EU Chief Von Der Leyen Claims Ukraine Needs €600 Billion to Be Rebuilt

TOPSHOT - Ukrainian President Volodymyr Zelensky (R) speaks with the President of the Euro

The president of the European Commission, Ursula von der Leyen said on Wednesday that Ukraine will need at least €600 billion to be rebuilt and that the international community should make Russia pay for the damages.

In a speech delivered from Brussels, EU chief Ursula von der Leyen said that 600 billion euros ($624/£517 billion) will be required to reconstruct Ukraine after the war is finished. This is hundreds of billions more than was previously estimated by the European Commission and the World Bank in just September.

“Russia must pay for its horrific crimes, including for its crime of aggression against a sovereign state,” von der Leyen said.

“This is why, while continuing to support the International Criminal Court, we are proposing to set up a specialised court, backed by the United Nations, to investigate and prosecute Russia’s crime of aggression.

“Russia must also pay financially for the devastation that it caused. The damage suffered by Ukraine is estimated at 600 billion euros. Russia and its oligarchs have to compensate Ukraine for the damage and cover the costs for rebuilding the country.”

The EU chief said that Western sanctions have seen some €300 billion in Russian central bank reserves frozen in addition to around €19 billion in Russian oligarch money. She said that once the conflict ceases, the restrictions on the money could be lifted and directed towards rebuilding Ukraine.

“In the short term, we could create with our partners a structure to manage these funds and invest them,” she said.

“We would then use the proceeds for Ukraine, and once the sanctions are lifted, these funds should be used so that Russia pays full compensation for the damages caused to Ukraine.”
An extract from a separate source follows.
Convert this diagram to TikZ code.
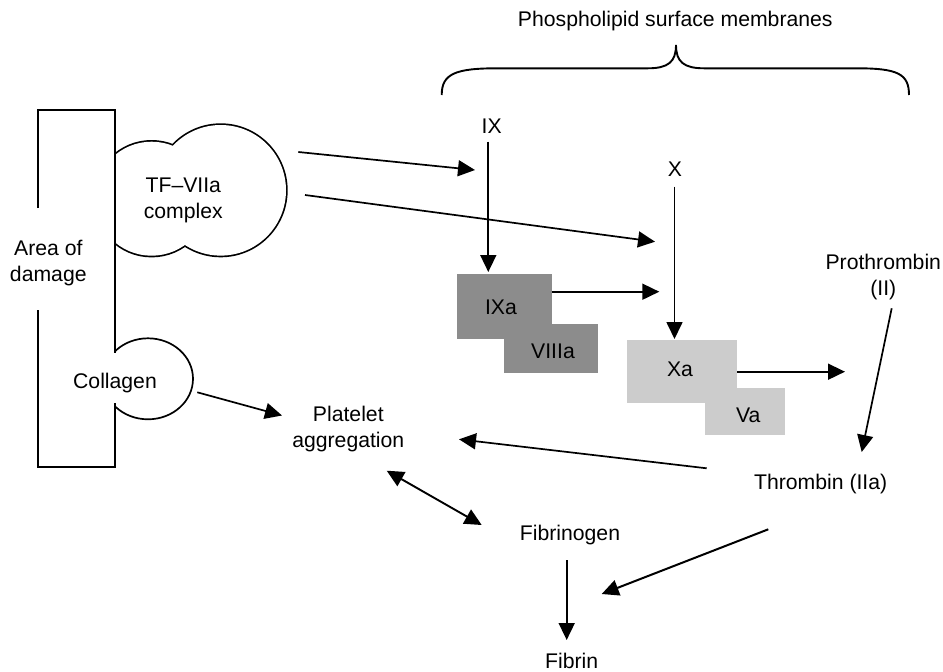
\documentclass[tikz,border=0pt]{standalone}
\usepackage{fontspec}
\setmainfont{Liberation Sans}
\usetikzlibrary{arrows.meta}
\begin{document}
\begin{tikzpicture}[x=1pt,y=-1pt,
  lbl/.style={inner sep=0pt, anchor=base, align=center, font=\fontsize{21.2}{26.5}\selectfont},
  arr/.style={line width=1.7pt, -{Triangle[length=17pt,width=16pt]}},
  darr/.style={line width=1.9pt, {Triangle[length=17pt,width=16pt]}-{Triangle[length=17pt,width=16pt]}},
  outline/.style={line width=1.7pt},
  darkbox/.style={fill=black!45, draw=none, inner sep=0pt},
  lightbox/.style={fill=black!20, draw=none, inner sep=0pt}]
\useasboundingbox (0,0) rectangle (943,672);

% title and brace
\node[lbl] (title) at (675.3,26.7) {Phospholipid surface membranes};
\draw[line width=1.9pt] (441.7,95) .. controls (441.7,74) and (455,68.3) .. (497,68.3) -- (648,68.3)
  .. controls (668,68.3) and (676,62) .. (676,45)
  .. controls (676,62) and (684,68.3) .. (704,68.3) -- (857,68.3)
  .. controls (898,68.3) and (909,74) .. (909,95);

% area of damage rectangle
\draw[outline] (37.7,208) -- (37.7,110) -- (115,110) -- (115,353.3);
\draw[outline] (115,403.3) -- (115,466.7) -- (37.7,466.7) -- (37.7,310);
\node[lbl] (area) at (48.3,281.5) {Area of\\damage};

% TF-VIIa blob
\begin{scope}
  \clip (115.8,100) rectangle (300,270);
  \draw[line width=3.4pt] (151.6,198.7) circle[radius=57pt] (220.7,190.3) circle[radius=65.3pt];
  \fill[white] (151.6,198.7) circle[radius=57pt] (220.7,190.3) circle[radius=65.3pt];
\end{scope}
\draw[outline] (115,140) -- (115,260);
\node[lbl] (tf) at (183.3,218.5) {TF--VIIa\\complex};

% collagen blob
\begin{scope}
  \clip (115,320) rectangle (200,430);
  \draw[outline] (148,378.8) ellipse[x radius=45pt, y radius=40.5pt];
\end{scope}
\node[lbl] (collagen) at (115,388) {Collagen};

% factor labels
\node[lbl] (IX) at (491.7,133) {IX};
\node[lbl] (X) at (675,176) {X};
\node[lbl] (pro) at (883.3,295.5) {Prothrombin\\(II)};
\node[lbl] (thr) at (820.7,489) {Thrombin (IIa)};
\node[lbl] (plt) at (348.3,447.5) {Platelet\\aggregation};
\node[lbl] (fgn) at (570,540) {Fibrinogen};
\node[lbl] (fib) at (571.7,668) {Fibrin};

% shaded complexes
\node[darkbox, minimum width=94.4pt, minimum height=65.3pt] (IXabox) at (504.5,306.7) {};
\node[darkbox, minimum width=94pt, minimum height=48.7pt] (VIIIabox) at (551.3,348.3) {};
\node[lightbox, minimum width=110.3pt, minimum height=63.3pt] (Xabox) at (682.2,371.7) {};
\node[lightbox, minimum width=80pt, minimum height=47.3pt] (Vabox) at (745,411.3) {};
\node[lbl] (IXa) at (501,314) {IXa};
\node[lbl] (VIIIa) at (553,358) {VIIIa};
\node[lbl] (Xa) at (680,376) {Xa};
\node[lbl] (Va) at (748.3,422) {Va};

% connector end points
\coordinate (tfA1) at (298.3,152);
\coordinate (tfA2) at (475,170);
\coordinate (tfB1) at (305,195);
\coordinate (tfB2) at (655,241.7);
\coordinate (ixTop) at (488.3,141.7);
\coordinate (ixaIn) at (488.3,272);
\coordinate (xTop) at (674.5,186.7);
\coordinate (xaIn) at (674.5,339);
\coordinate (ixaOut) at (551.7,291.7);
\coordinate (ixaTip) at (659.3,291.7);
\coordinate (xaOut) at (737.3,371.7);
\coordinate (xaTip) at (845,371.7);
\coordinate (proOut) at (891.7,308.3);
\coordinate (thrIn) at (861.7,452);
\coordinate (thrOut1) at (706.7,468.3);
\coordinate (pltIn1) at (459,439.3);
\coordinate (colOut) at (197.3,392.3);
\coordinate (pltIn2) at (282,415.5);
\coordinate (pltEnd) at (386.7,470.7);
\coordinate (fgnEnd) at (481.7,525);
\coordinate (fgnOut) at (566.7,560);
\coordinate (fibIn) at (566.7,640);
\coordinate (thrOut2) at (768.3,529.3);
\coordinate (fibIn2) at (601.7,594);

% connectors
\draw[arr] (tfA1) -- (tfA2);
\draw[arr] (tfB1) -- (tfB2);
\draw[arr] (ixTop) -- (ixaIn);
\draw[arr] (xTop) -- (xaIn);
\draw[arr] (ixaOut) -- (ixaTip);
\draw[arr] (xaOut) -- (xaTip);
\draw[arr] (proOut) -- (thrIn);
\draw[arr] (thrOut1) -- (pltIn1);
\draw[arr] (colOut) -- (pltIn2);
\draw[darr] (pltEnd) -- (fgnEnd);
\draw[arr] (fgnOut) -- (fibIn);
\draw[arr,line width=2pt] (thrOut2) -- (fibIn2);
\end{tikzpicture}
\end{document}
The proposal would still leave some €281 billion in reconstruction costs left in need of funding, meaning that Western powers such as the United States, United Kingdom and the EU will likely be required to step in and send more taxpayer cash to Ukraine. It is unclear, however, if Russian President Vladimir Putin would agree to peace terms with Ukraine if the EU demanded to maintain control of the billions in Russian financial assets.

In addition to demanding that Russia pay for the reconstruction of Ukraine, the EU commissioner called for the establishment of a specialised court to investigate potential war crimes committed by the Russians.

The address from von der Leyen came under criticism for her claim that Ukraine has lost 100,000 military personnel and 20,000 civilians during the escalated conflict with Russia since February.

This number was reportedly unsubstantiated and therefore was removed from the transcript as well as edited out of the video of her speech posted on her official Twitter account. The Commission has so far failed to give an explanation as to why the statement was memory-holed.

The head of the PR Department of the Armed Forces of Ukraine, Bohdan Senyk said that he could not confirm the veracity of the claim as the number of Ukrainian casualties is currently considered classified information.